As Kanaks continue to press for independence, FLNKS leaders have long relied on support from the international community through the United Nations Special Committee on Decolonisation, the Melanesian Spearhead Group (MSG) and the Pacific Islands Forum (PIF). For the first time in eight years, the PIF sent a mission to New Caledonia in 2013, the UN Special Committee sent a mission earlier this year while the MSG plays a crucial role in solidarity – the 2013 MSG summit was held in New Caledonia with the chair of the subregional organisation passing to FLNKS spokesperson Victor Tutugoro (the MSG has also established an FLNKS unit within its Secretariat in Port Vila, Vanuatu).

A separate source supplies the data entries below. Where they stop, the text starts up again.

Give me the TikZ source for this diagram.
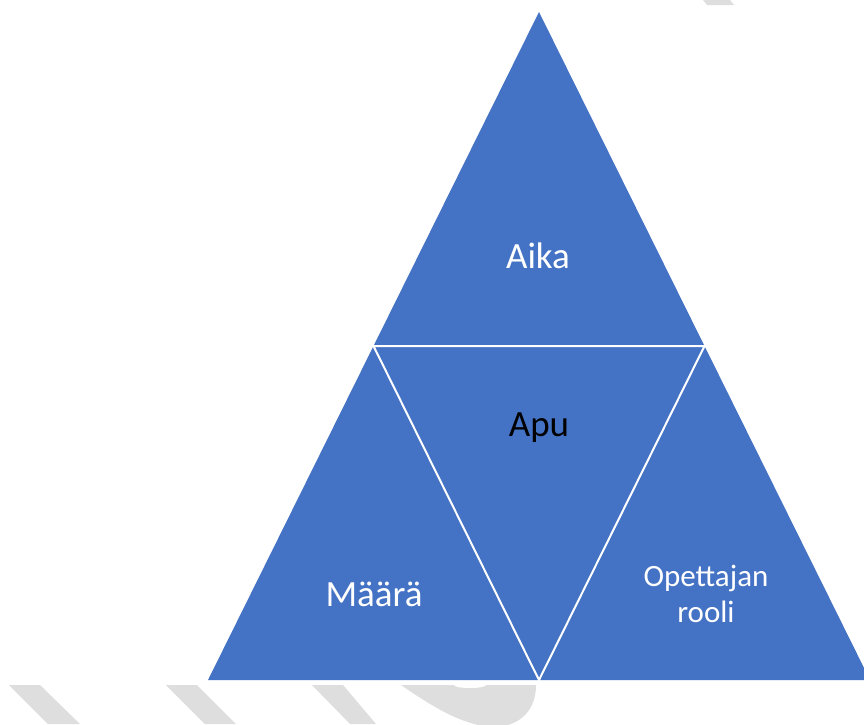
\documentclass[tikz,border=0pt]{standalone}
\usepackage{fontspec}
\setmainfont{Carlito}
\usepackage{tikz}
\usetikzlibrary{shapes, arrows}
\usetikzlibrary{positioning}
\definecolor{triblue}{HTML}{4472C4}
\definecolor{wmgray}{HTML}{DEDEDE}
\tikzset{
  lbl/.style={text=white, font=\fontsize{37}{44}\selectfont},
  smalllbl/.style={text=white, align=center, font=\fontsize{31}{36}\selectfont},
  sepline/.style={draw=white, line width=2pt},
}

\begin{document}
\begin{tikzpicture}[x=1pt,y=-1pt]
\useasboundingbox (0,0) rectangle (864,724);
\clip (0,0) rectangle (864,724);
\fill[white] (0,0) rectangle (864,724);

% watermark bits
\fill[wmgray] (703,0) -- (730,0) -- (734,5) -- (707,5) -- cycle;
\fill[wmgray] (9,685) -- (40,685) -- (80,724) -- (48,724) -- cycle;
\fill[wmgray] (166,685) -- (197,685) -- (236,724) -- (205,724) -- cycle;
\fill[wmgray] (312,685) -- (343,685) -- (376,724) -- (350,724) -- cycle;
\fill[wmgray] (401,685) .. controls (430,705) and (460,724) .. (490,727)
  .. controls (520,728) and (536,710) .. (536,685) -- cycle;
\fill[white] (470,685) ellipse (16 and 3);

\coordinate (top) at (539,12);
\coordinate (bl) at (208,680);
\coordinate (br) at (870,680);
\coordinate (ml) at (373.5,346);
\coordinate (mr) at (704.5,346);
\coordinate (mb) at (539,680);

\fill[triblue] (top) -- (bl) -- (br) -- cycle;
\draw[sepline] (ml) -- (mr) -- (mb) -- cycle;

\node[lbl, anchor=base] (aika) at (538,268) {Aika};
\node[lbl, anchor=base, text=black] (apu) at (539,436) {Apu};
\node[lbl, anchor=base] (maara) at (374,606) {Määrä};
\node[smalllbl, anchor=center] (rooli) at (706,594) {Opettajan\\rooli};

\end{tikzpicture}
\end{document}
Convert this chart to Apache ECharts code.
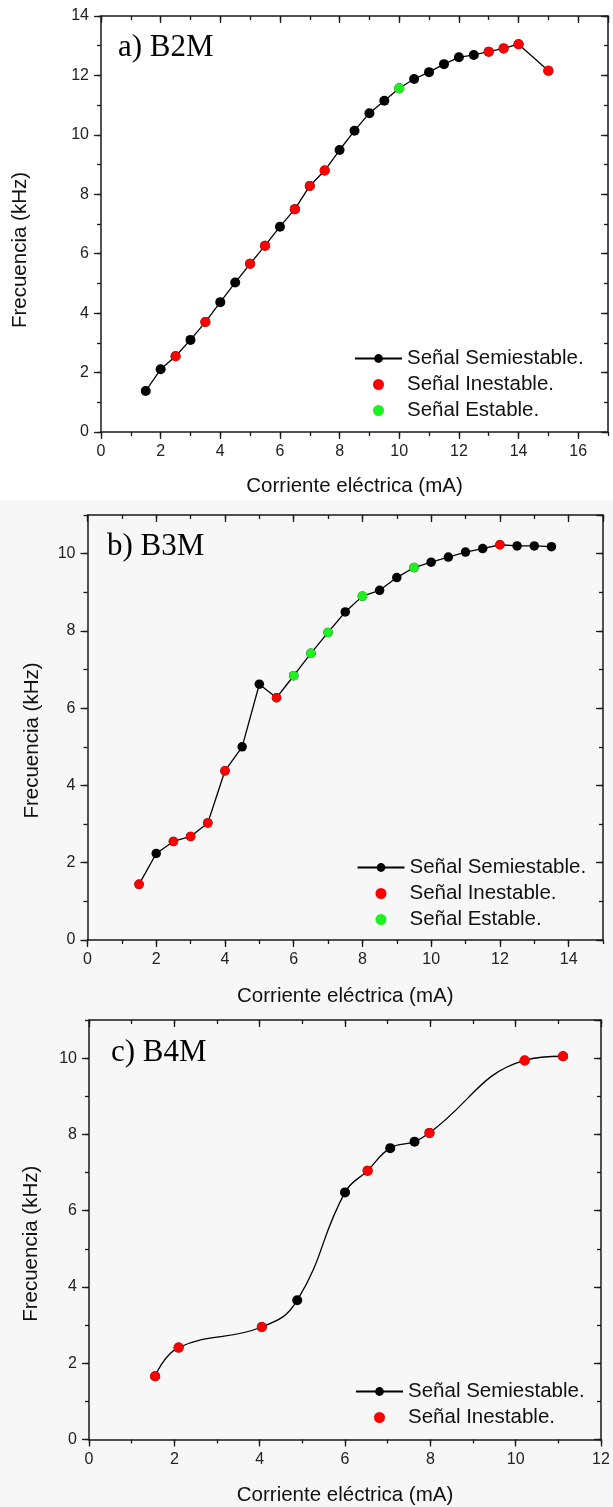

This international solidarity becomes even more crucial, especially as the timing for New Caledonia’s political decision in the next five years coincides with a similar debate on self-determination in Bougainville.
As the Pacific Islands Forum moves to integrate the US and French territories into regional institutions, there is a crucial debate about whether the Forum should change its status as an organisation linking the independent nations of the region. Successive governments in New Caledonia, backed by France and Australia, have been lobbying to change New Caledonia’s status within the Forum from associate to full membership, even before a final decision is taken on independence.
The FLNKS has supported this discussion, but there are still some doubts about joining the Forum as a full member before New Caledonia’s final political status is determined. In an interview during the 2013 Forum leaders meeting in Majuro, FLNKS leader Roch Wamytan said there were differing opinions about the change: “France continues to control the sovereign powers like defence, foreign affairs, currency and so on. That could put our friends in the Pacific in a dilemma because the Forum and the MSG want New Caledonia to be a member of their organisations, but they don’t want France to join at the same time!”
This issue was not mentioned in the Forum communiqué from the recent leaders’ meeting in Palau. But with a referendum on self-determination looming in the next few years, New Caledonia’s political status and the Kanak quest for independence will once again force its way onto the regional agenda.